There’s a story in last Sunday’s NY Times about a couple in Salina, Kansas, who have given up air-conditioning and live with ceiling fans, window fans, and shade. It’s a romantic Kansas view – cotton curtains blowing in the breeze, birds sitting on the window sills. “A favorite escape is the cool of the basement, or chairs under their mulberry and peach trees.” There’s no mention of work or doing. So okay. If reading all day or lounging under a mulberry tree is the only task, that sounds doable I guess.
And it’s possible for me to do that at the moment – I’m on break between semesters. I don’t have to go outside. But I do. Most mornings I go for an early walk; yesterday, I pulled weeds threatening to turn a new a new flower bed into overgrown chaos. But being outside isn’t my job. I think about those people whose job is to work outside all day – stressed, angry, frustrated by the constant depleting season. Remembering heart-generous actions once in their cars each night is a stretch. Or at least it sounds that way from the sirens I hear wafting across the heat-stifled afternoon air.
We can all be destructive when we are under pressure. And pressure is what this time offers.
How can we keep our sense of humor and a sense of sanity under pressure that’s unrelenting?
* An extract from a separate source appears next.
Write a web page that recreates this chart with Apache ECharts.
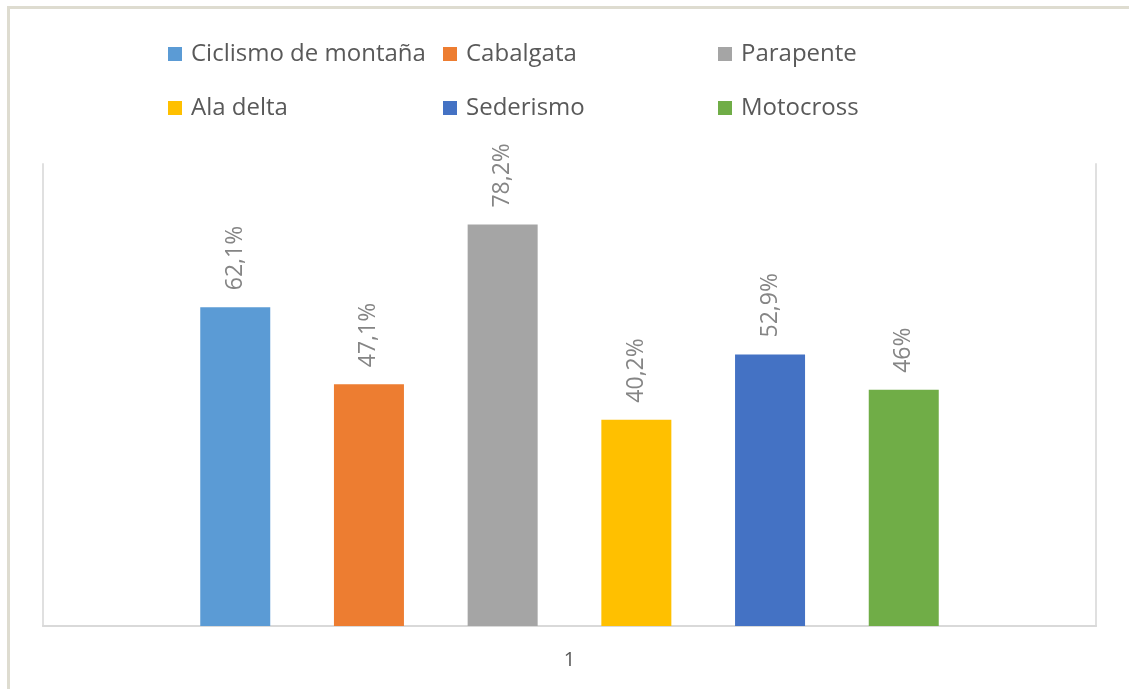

The task, of course, is to maintain awareness. The second task is to realize that everyone is feeling the stress of these days and to remain compassionate. That’s probably the most difficult task of all: to drop our judgment of others’ actions and remain compassionate; to walk, as it were, in another’s shoes and to practice understanding.
Easier to judge the couple in Salina: “Wish I could just sit and read all day… they must have a gardener if that’s all they do…who mows their lawn…who picks the peaches from the peach tree…” Easier to belittle than be peaceful.
“It’s all about your state of mind and expectations. Ours are relaxed,” the man in Salina adds. Ah.
We all need practice these days in monitoring our states of minds. How often do we fall into a state of grump rather than climb into a state of peace? How often do we give up compassion for confrontation? And, more importantly, which would we really rather be? Grumpy or peaceful?
If you want to be peaceful, be the peace. No one is escaping this summer of stress, so if you want kindness, be kind. You are familiar with the saying, “If you can’t stand the heat, get out of the kitchen.” Try using the kitchen as a metaphor for the moods you feel. If you can’t distance yourself physically, try distancing yourself mentally and spiritually from the heat of a situation. Breathe. I know I say that often, but breathe. Relax your forehead. Drop your shoulder’s. Focus on your body and breathe and your mind will return to a state of peacefulness.
And it’s all relative, isn’t it? Think about it: in five months, we’ll be complaining about the cold, and we’ll still be needing to choose peace.